As a proponent of positive reinforcement training, one of my goals is to avoiding doing anything that creates the situation in which a parrot may be inclined to bite. That means avoiding force, reinforcing for desired behavior like stepping onto my hand when cued or off as the case may be, and paying close attention to my parrot’s body language that says “back off”…..and respecting it by doing just that.

In the long run these strategies make it less likely the bird will be inclined to present aggressive behavior in the future. Trust is built as the parrot learns I wont force him to do anything against his will and if he chooses to present certain behaviors (like stepping up) he earns desired outcomes….which often means treats. Yea!

However I thought I would share a few “techniquey” type things I have been using for years. Meeting parrots for the first time is a big part of what I do when I travel to teach seminars. Many of these birds have histories that may have taught them to present aggressive behaviors towards hands. However I purposely ask the owners to refrain from telling me the parrot’s histories.

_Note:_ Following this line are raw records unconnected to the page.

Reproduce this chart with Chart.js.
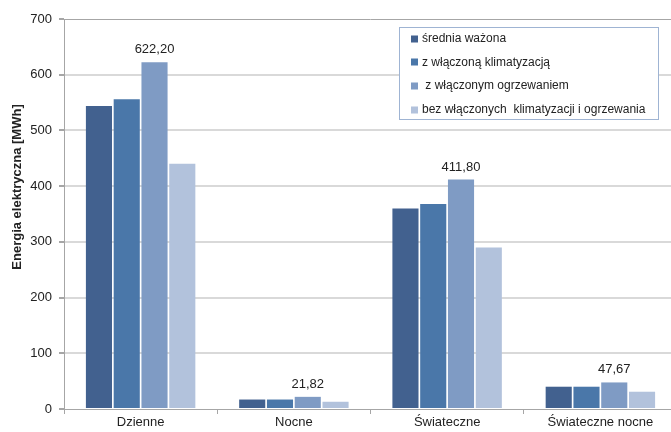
<!DOCTYPE html>
<html>
<head>
<meta charset="utf-8">
<script src="https://cdn.jsdelivr.net/npm/chart.js@4"></script>
<style>
html,body{margin:0;padding:0;background:#fff;overflow:hidden;width:671px;height:432px;}
#wrap{width:671px;height:432px;overflow:hidden;position:relative;}
canvas{display:block;}
</style>
</head>
<body>
<div id="wrap"><canvas id="c" width="677" height="432"></canvas></div>
<script>
const categories = ['Dzienne', 'Nocne', 'Świateczne', 'Świateczne nocne'];
const seriesLabels = ['średnia ważona', 'z włączoną klimatyzacją', ' z włączonym ogrzewaniem', 'bez włączonych  klimatyzacji i ogrzewania'];
const sredniaWazona = [544, 17, 360, 40];
const zKlimatyzacja = [556, 17, 368, 40];
const zOgrzewaniem = [622.20, 21.82, 411.80, 47.67];
const bezKlimIOgrz = [440, 13, 290, 31];
const yTicks = [0, 100, 200, 300, 400, 500, 600, 700];
const yTitle = 'Energia elektryczna [MWh]';
const labeledSeries = 2;

const FONT = "'Liberation Sans', Arial, sans-serif";
const colors = ['#42618f', '#4a77a9', '#7f9bc4', '#b2c2dc'];
const seriesData = [sredniaWazona, zKlimatyzacja, zOgrzewaniem, bezKlimIOgrz];

const datasets = seriesData.map((d, i) => ({
  label: seriesLabels[i],
  data: d,
  backgroundColor: colors[i],
  borderWidth: 0,
  categoryPercentage: 0.725,
  barPercentage: 0.94
}));

const valueLabels = {
  id: 'valueLabels',
  afterDatasetsDraw(chart) {
    const ctx = chart.ctx;
    const meta = chart.getDatasetMeta(labeledSeries);
    ctx.save();
    ctx.font = '13px ' + FONT;
    ctx.fillStyle = '#222';
    ctx.textAlign = 'center';
    ctx.textBaseline = 'alphabetic';
    meta.data.forEach((bar, i) => {
      const v = chart.data.datasets[labeledSeries].data[i];
      const txt = v.toFixed(2).replace('.', ',');
      ctx.fillText(txt, bar.x, bar.y - 9);
    });
    ctx.restore();
  }
};

const yAxisTitle = {
  id: 'yAxisTitle',
  afterDraw(chart) {
    const ctx = chart.ctx;
    ctx.save();
    ctx.translate(17, 187);
    ctx.rotate(-Math.PI / 2);
    ctx.font = 'bold 13px ' + FONT;
    ctx.fillStyle = '#222';
    ctx.textAlign = 'center';
    ctx.textBaseline = 'middle';
    ctx.fillText(yTitle, 0, 0);
    ctx.restore();
  }
};

const boxLegend = {
  id: 'boxLegend',
  afterDraw(chart) {
    const ctx = chart.ctx;
    const x = 399.5, y = 27.5, w = 259, h = 92;
    ctx.save();
    ctx.fillStyle = '#fff';
    ctx.fillRect(x, y, w, h);
    ctx.strokeStyle = '#9fb4d3';
    ctx.lineWidth = 1;
    ctx.strokeRect(x, y, w, h);
    ctx.font = '12px ' + FONT;
    ctx.textBaseline = 'middle';
    ctx.textAlign = 'left';
    chart.data.datasets.forEach((ds, i) => {
      const cy = 38.5 + i * 23.7;
      ctx.fillStyle = ds.backgroundColor;
      ctx.fillRect(411, Math.round(cy) - 3.5, 7, 7);
      ctx.fillStyle = '#222';
      ctx.fillText(ds.label, 422, cy);
    });
    ctx.restore();
  }
};

const topLine = {
  id: 'topLine',
  beforeDatasetsDraw(chart) {
    const a = chart.chartArea;
    const ctx = chart.ctx;
    ctx.save();
    ctx.strokeStyle = '#a6a6a6';
    ctx.lineWidth = 1;
    ctx.beginPath();
    ctx.moveTo(a.left, Math.round(a.top) + 0.5);
    ctx.lineTo(a.right, Math.round(a.top) + 0.5);
    ctx.stroke();
    ctx.restore();
  }
};

new Chart(document.getElementById('c'), {
  type: 'bar',
  data: { labels: categories, datasets },
  options: {
    responsive: false,
    animation: false,
    layout: { padding: { top: 19, right: 0, left: 0, bottom: 0 } },
    plugins: {
      legend: { display: false },
      tooltip: { enabled: false }
    },
    scales: {
      x: {
        grid: {
          display: true,
          drawOnChartArea: false,
          drawTicks: true,
          tickLength: 5,
          offset: true,
          color: '#a6a6a6',
          tickColor: '#a6a6a6'
        },
        border: { display: true, color: '#a6a6a6', width: 1 },
        ticks: { color: '#222', font: { family: FONT, size: 13 }, padding: 1 },
        afterFit(scale) { scale.height = 23; }
      },
      y: {
        min: 0,
        max: 700,
        afterBuildTicks(scale) { scale.ticks = yTicks.map(v => ({ value: v })); },
        grid: {
          color: (c) => (c.tick && (c.tick.value === 0 || c.tick.value === 700)) ? 'rgba(0,0,0,0)' : '#d9d9d9',
          lineWidth: 2,
          tickLength: 5,
          tickColor: '#a6a6a6'
        },
        border: { display: true, color: '#a6a6a6', width: 1 },
        ticks: { color: '#222', font: { family: FONT, size: 13 }, padding: 7 },
        title: { display: false },
        afterFit(scale) { scale.width = 64; }
      }
    }
  },
  plugins: [topLine, valueLabels, boxLegend, yAxisTitle]
});
</script>
</body>
</html>
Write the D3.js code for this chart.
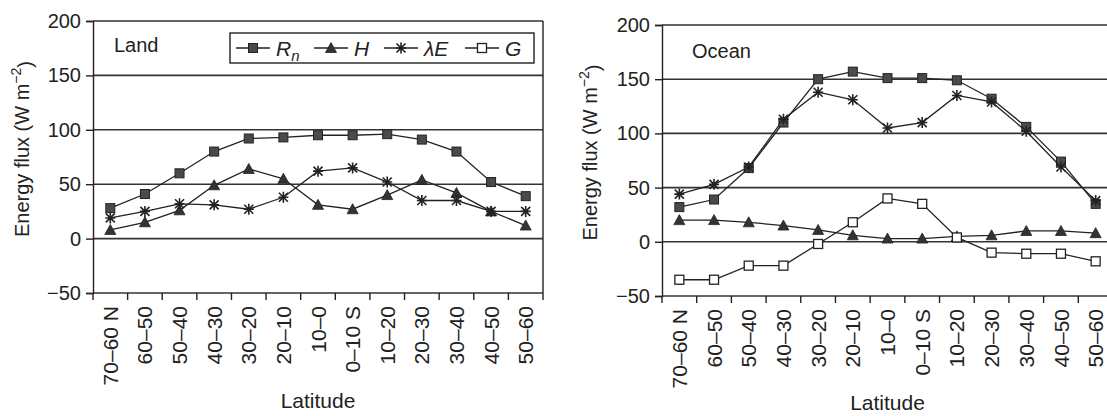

This is because I want to base my actions on what the bird shows me with his body language. If I am unsure I have a few little strategies that help me have some confidence as I start to interact with the parrot.

1. Reach for the Treat

Offer a treat to the bird by holding it far enough away that the parrot must reach for it. Hold the treat in your fingertips so that the only thing the bird can reach is the treat. This way he won’t be able to get to your fingers to bite. Plus he gets a treat which can reinforce his calm acceptance of the treat. I repeat this a few times and watch the parrot’s response before venturing in closer. (I have more detail about this in the article "Training your new Parrot" on my website)

2. Do the Tighten Up

When asking a parrot I have just met to step up for the first time, I often keep my hand in a tight closed fist as pictured above. If a bird tries to bite, my first choice is to pull my hand and the treats away (time out from positive reinforcement aka negative punishment) But even the best of us may not react fast enough. Having your hand in a tight fist makes it difficult for the parrot to grab a hold of anything with his beak. I still don’t leave the fist there for the bird to gnaw on…I am not trying to flood the bird to accept a hand. The fist is just to avoid injury should I fail to respond to the parrot’s signals fast enough.

3. Hair Play

My final tip has to do with my hair. Some parrots show quite an adverse response to hands. In those cases I will sometimes lower my head and see if they might like to play with my hair. I offer the very top of my head as once again there is no flesh they can grasp. Many times parrots will start preening or playing with hair. This in some cases can get some pleasant interaction going with a parrot.

Keep these tips in mind when you are meeting a parrot for the first time or if you have a parrot that presents aggressive behavior. Hope they help.